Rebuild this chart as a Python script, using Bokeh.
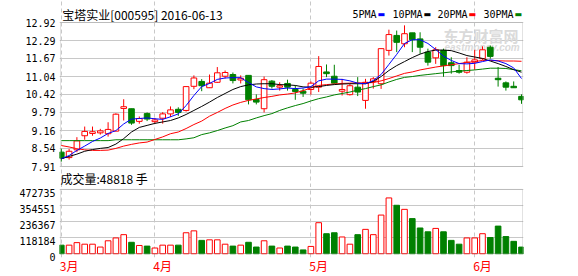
from bokeh.plotting import figure
from bokeh.layouts import column
from bokeh.models import Range1d, FixedTicker, Label, PrintfTickFormatter, ColumnDataSource, BoxAnnotation
from bokeh.embed import file_html
from bokeh.resources import INLINE

# ---------------- data ----------------
title_text = "宝塔实业[000595] 2016-06-13"
volume_text = "成交量:48818 手"
ma_names = ["5PMA", "10PMA", "20PMA", "30PMA"]
month_labels = ["3月", "4月", "5月", "6月"]
month_start = [0, 12, 32, 53]
price_ticks = [7.91, 8.54, 9.16, 9.79, 10.42, 11.04, 11.67, 12.29, 12.92]
volume_ticks = [0, 118184, 236367, 354551, 472735]

opens = [8.41, 8.22, 8.49, 8.98, 9.06, 9.08, 9.05, 9.14, 9.93, 9.92, 9.48, 9.75, 9.47, 9.59, 9.74,
         9.90, 9.86, 10.70, 10.87, 10.65, 10.84, 11.05, 11.11, 10.92, 11.08, 10.24, 9.92, 10.88, 10.67, 10.80,
         10.59, 10.53, 10.59, 10.67, 11.20, 11.05, 10.53, 10.41, 10.67, 10.21, 10.87, 10.79, 11.95, 12.47, 12.18,
         12.56, 12.35, 11.89, 11.69, 11.95, 11.52, 11.25, 11.19, 11.54, 11.66, 12.06, 10.98, 10.82, 10.70, 10.35]
highs = [8.53, 8.52, 8.93, 9.30, 9.30, 9.22, 9.45, 9.76, 10.25, 9.92, 9.65, 9.79, 9.60, 9.80, 10.00,
         9.97, 10.70, 11.08, 10.95, 11.11, 11.37, 11.25, 11.18, 11.08, 11.08, 10.42, 11.04, 10.92, 10.84, 10.93,
         10.73, 10.62, 10.87, 11.75, 11.46, 11.45, 10.96, 10.78, 11.02, 10.96, 11.02, 12.01, 12.67, 12.64, 12.82,
         12.56, 12.58, 12.01, 12.06, 12.01, 11.71, 11.45, 11.71, 11.97, 12.09, 12.12, 11.37, 10.87, 10.87, 10.42]
lows = [8.08, 8.15, 8.41, 8.84, 8.98, 9.02, 8.95, 9.14, 9.51, 9.36, 9.40, 9.49, 9.40, 9.40, 9.63,
        9.67, 9.82, 10.60, 10.53, 10.64, 10.82, 10.97, 10.80, 10.80, 10.07, 10.07, 9.79, 10.62, 10.55, 10.55,
        10.23, 10.33, 10.41, 10.50, 11.02, 10.79, 10.38, 10.38, 10.36, 9.92, 10.62, 10.61, 11.77, 11.89, 12.06,
        11.89, 11.83, 11.42, 11.48, 11.03, 11.14, 11.14, 11.14, 11.27, 11.62, 11.66, 10.69, 10.55, 10.65, 10.09]
closes = [8.20, 8.44, 8.80, 9.13, 9.12, 9.15, 9.20, 9.73, 9.99, 9.42, 9.58, 9.56, 9.53, 9.74, 9.88,
          9.79, 10.69, 10.99, 10.72, 10.81, 11.17, 11.18, 10.90, 10.98, 10.23, 10.15, 10.93, 10.70, 10.72, 10.67,
          10.52, 10.46, 10.81, 11.39, 11.14, 10.81, 10.59, 10.72, 10.50, 10.84, 10.96, 12.01, 12.50, 12.23, 12.53,
          12.32, 12.06, 11.54, 11.97, 11.42, 11.42, 11.19, 11.54, 11.62, 11.97, 11.74, 10.93, 10.67, 10.65, 10.23]
volumes = [62900, 63000, 81500, 70000, 70000, 49000, 95000, 116000, 140000, 84000, 60500, 56000, 42000, 63000, 63000,
           63000, 154000, 168000, 98000, 102000, 102000, 70000, 56000, 63000, 84000, 49000, 95000, 56000, 42000, 56000,
           49000, 28000, 53600, 228000, 147000, 154000, 123000, 70000, 140000, 179000, 140000, 284000, 410000, 356000, 326000,
           258000, 189000, 161000, 186000, 161000, 98000, 70000, 116000, 116000, 147000, 119000, 203000, 126000, 91000, 48818]

ma5 = [8.18, 8.29, 8.47, 8.62, 8.78, 8.90, 9.06, 9.16, 9.39, 9.56, 9.58, 9.60, 9.57, 9.55, 9.64,
       9.74, 10.03, 10.38, 10.69, 10.80, 10.94, 10.99, 11.00, 11.00, 10.83, 10.68, 10.62, 10.59, 10.61, 10.64,
       10.62, 10.64, 10.69, 10.89, 10.95, 10.95, 10.94, 10.89, 10.81, 10.79, 10.90, 11.11, 11.46, 11.81, 12.19,
       12.32, 12.32, 12.19, 11.98, 11.75, 11.60, 11.49, 11.48, 11.50, 11.56, 11.62, 11.58, 11.49, 11.34, 10.97]
ma10 = [8.18, 8.26, 8.34, 8.44, 8.50, 8.54, 8.57, 8.69, 8.88, 9.11, 9.27, 9.34, 9.41, 9.46, 9.51,
        9.60, 9.72, 9.86, 10.00, 10.15, 10.31, 10.45, 10.59, 10.69, 10.75, 10.78, 10.79, 10.79, 10.76, 10.75,
        10.73, 10.68, 10.67, 10.69, 10.73, 10.76, 10.78, 10.79, 10.79, 10.79, 10.87, 11.04, 11.25, 11.42, 11.56,
        11.70, 11.82, 11.91, 11.96, 11.96, 11.94, 11.86, 11.77, 11.72, 11.67, 11.58, 11.49, 11.39, 11.28, 11.19]
ma20 = [8.64, 8.59, 8.53, 8.49, 8.47, 8.47, 8.48, 8.54, 8.62, 8.68, 8.73, 8.76, 8.85, 8.94, 9.05,
        9.11, 9.23, 9.37, 9.49, 9.66, 9.79, 9.93, 10.05, 10.14, 10.21, 10.26, 10.31, 10.35, 10.40, 10.43,
        10.47, 10.55, 10.64, 10.73, 10.76, 10.78, 10.80, 10.81, 10.82, 10.82, 10.83, 10.89, 10.97, 11.06, 11.15,
        11.20, 11.27, 11.32, 11.37, 11.41, 11.45, 11.49, 11.53, 11.56, 11.60, 11.60, 11.59, 11.58, 11.58, 11.57]
ma30 = [8.81, 8.81, 8.81, 8.81, 8.81, 8.81, 8.81, 8.84, 8.84, 8.84, 8.84, 8.84, 8.84, 8.84, 8.84,
        8.84, 8.87, 8.91, 9.02, 9.08, 9.16, 9.25, 9.33, 9.46, 9.51, 9.60, 9.68, 9.75, 9.86, 9.95,
        10.03, 10.10, 10.19, 10.27, 10.33, 10.40, 10.45, 10.50, 10.57, 10.62, 10.69, 10.75, 10.85, 10.94, 11.01,
        11.04, 11.08, 11.11, 11.14, 11.17, 11.20, 11.23, 11.25, 11.27, 11.30, 11.33, 11.33, 11.32, 11.28, 11.24]

# ---------------- styling / layout constants ----------------
RED = "#ff0000"
GREEN = "#008000"
MA_COLORS = ["#0000ff", "#000000", "#ff0000", "#008000"]
GRID = "#c8c8c8"
BORDER = "#a0a0a0"
CJK = "Noto Sans CJK SC"
MONO = "DejaVu Sans Mono"

BAR_PX = 7.8          # pixels per trading day
FIRST_BAR_PX = 60.8   # canvas x of the first bar
FRAME_L, FRAME_R = 59, 523
BOX_L, BOX_R = 60, 522
SPLIT = 187           # canvas y where the volume figure starts
VOL_FRAME_BOTTOM = 261

n = len(closes)
idx = list(range(n))
up = [c >= o for o, c in zip(opens, closes)]
src = ColumnDataSource(dict(
    x=idx, h=highs, l=lows,
    top=[max(o, c) for o, c in zip(opens, closes)],
    bot=[min(o, c) for o, c in zip(opens, closes)],
    vol=volumes,
    col=[RED if u else GREEN for u in up],
    fill=["#ffffff" if u else GREEN for u in up],
))


def px_to_x(px):
    return (px - FIRST_BAR_PX) / BAR_PX


x_range = Range1d(px_to_x(FRAME_L), px_to_x(FRAME_R))
box_left, box_right = px_to_x(BOX_L), px_to_x(BOX_R)


def style_common(fig, lo, hi):
    fig.outline_line_color = None
    fig.background_fill_color = "#ffffff"
    fig.border_fill_color = "#ffffff"
    fig.ygrid.grid_line_color = GRID
    fig.ygrid.bounds = (box_left, box_right)
    fig.xgrid.ticker = FixedTicker(ticks=month_start)
    fig.xgrid.grid_line_color = GRID
    fig.xgrid.grid_line_dash = "4 3"
    fig.xgrid.bounds = (lo, hi)
    ax = fig.yaxis[0]
    ax.axis_line_color = None
    ax.major_tick_line_color = None
    ax.minor_tick_line_color = None
    ax.major_tick_out = 0
    ax.major_tick_in = 0
    ax.major_label_standoff = 4
    ax.major_label_text_font = MONO
    ax.major_label_text_font_size = "10px"
    ax.major_label_text_color = "#000000"
    fig.add_layout(BoxAnnotation(left=box_left, right=box_right, bottom=lo, top=hi,
                                 fill_color=None, fill_alpha=0, line_color=BORDER, line_width=1))


# ---------------- price panel (canvas y 0..SPLIT, box y 22..166) ----------------
pp = 144 / (price_ticks[-1] - price_ticks[0])   # px per price unit
p = figure(width=578, height=SPLIT, x_range=x_range,
           y_range=Range1d(price_ticks[0] - (SPLIT - 166) / pp, price_ticks[-1] + 22 / pp),
           output_backend="svg", toolbar_location=None, x_axis_location=None, title=None,
           min_border_left=FRAME_L, min_border_right=578 - FRAME_R, min_border_top=0, min_border_bottom=0)
style_common(p, price_ticks[0], price_ticks[-1])
p.yaxis.ticker = FixedTicker(ticks=price_ticks)
p.yaxis.formatter = PrintfTickFormatter(format="%.2f")

# watermark
p.add_layout(Label(x=384, y=SPLIT - 35, x_units="screen", y_units="screen", text="东方财富网", text_font=CJK,
                   text_font_size="15px", text_font_style="bold", text_color="#dadada",
                   text_baseline="middle", level="underlay"))
p.add_layout(Label(x=385, y=SPLIT - 47, x_units="screen", y_units="screen", text="eastmoney.com",
                   text_font="Liberation Sans", text_font_size="10px", text_font_style="bold italic",
                   text_color="#dadada", text_baseline="middle", level="underlay"))

p.segment(x0="x", y0="l", x1="x", y1="h", color="col", line_width=1, source=src)
p.vbar(x="x", top="top", bottom="bot", width=0.72, fill_color="fill", line_color="col", line_width=1, source=src)

for series, colr in zip([ma30, ma20, ma10, ma5], MA_COLORS[::-1]):
    p.line(idx, series, line_color=colr, line_width=1)

# title and legend
head_y = SPLIT - 14
p.add_layout(Label(x=2.7, y=head_y, x_units="screen", y_units="screen", text=title_text, text_font=CJK,
                   text_font_size="12px", text_color="#000000", text_baseline="middle"))
legend_x = [293, 333, 378, 424]
for name, colr, lx in zip(ma_names, MA_COLORS, legend_x):
    p.add_layout(Label(x=lx, y=head_y, x_units="screen", y_units="screen", text=name, text_font=MONO,
                       text_font_size="10px", text_color="#000000", text_baseline="middle"))
    p.add_layout(Label(x=lx + 6 * len(name) + 1, y=head_y, x_units="screen", y_units="screen", text="▬",
                       text_font="DejaVu Sans", text_font_size="8px", text_color=colr,
                       text_baseline="middle"))

# volume caption (below the price box, still inside this figure's frame)
p.add_layout(Label(x=1, y=SPLIT - 177.5, x_units="screen", y_units="screen", text=volume_text, text_font=CJK,
                   text_font_size="12px", text_color="#000000", text_baseline="middle"))

# ---------------- volume panel (canvas y SPLIT..276, box y 189..257) ----------------
vp = 68 / volume_ticks[-1]   # px per volume unit
v = figure(width=578, height=276 - SPLIT, x_range=x_range,
           y_range=Range1d(volume_ticks[0] - (VOL_FRAME_BOTTOM - 257) / vp,
                           volume_ticks[-1] + (189 - SPLIT) / vp),
           output_backend="svg", toolbar_location=None, title=None,
           min_border_left=FRAME_L, min_border_right=578 - FRAME_R, min_border_top=0,
           min_border_bottom=276 - VOL_FRAME_BOTTOM)
style_common(v, volume_ticks[0], volume_ticks[-1])
# the reference prints the volume labels a few pixels below their grid lines
label_shift = round(3.5 / vp)
vol_label_pos = [t - label_shift for t in volume_ticks]
v.ygrid.ticker = FixedTicker(ticks=volume_ticks)
v.yaxis.ticker = FixedTicker(ticks=vol_label_pos)
v.yaxis.major_label_overrides = {pos: str(t) for pos, t in zip(vol_label_pos, volume_ticks)}

month_label_pos = [m + 1 for m in month_start]
xa = v.xaxis[0]
xa.ticker = FixedTicker(ticks=month_label_pos)
xa.major_label_overrides = {pos: lab for pos, lab in zip(month_label_pos, month_labels)}
xa.axis_line_color = None
xa.major_tick_line_color = None
xa.minor_tick_line_color = None
xa.major_tick_out = 0
xa.major_tick_in = 0
xa.major_label_standoff = -1
xa.major_label_text_font = CJK
xa.major_label_text_font_size = "12px"
xa.major_label_text_color = RED

v.vbar(x="x", top="vol", bottom=0, width=0.72, fill_color="fill", line_color="col", line_width=1, source=src)

layout = column(p, v, spacing=0)
open("out.html", "w").write(file_html(layout, INLINE))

=== Work to do ===
Everything from the top line of the data down to and including the line with "volume_ticks = [0, 118184, 236367, 354551, 472735]" is to be copied, except the pictures.

=== Result of this task ===
Rebuild this chart as a Python script, using Bokeh.
from bokeh.plotting import figure
from bokeh.layouts import column
from bokeh.models import Range1d, FixedTicker, Label, PrintfTickFormatter, ColumnDataSource, BoxAnnotation
from bokeh.embed import file_html
from bokeh.resources import INLINE

# ---------------- data ----------------
title_text = "宝塔实业[000595] 2016-06-13"
volume_text = "成交量:48818 手"
ma_names = ["5PMA", "10PMA", "20PMA", "30PMA"]
month_labels = ["3月", "4月", "5月", "6月"]
month_start = [0, 12, 32, 53]
price_ticks = [7.91, 8.54, 9.16, 9.79, 10.42, 11.04, 11.67, 12.29, 12.92]
volume_ticks = [0, 118184, 236367, 354551, 472735]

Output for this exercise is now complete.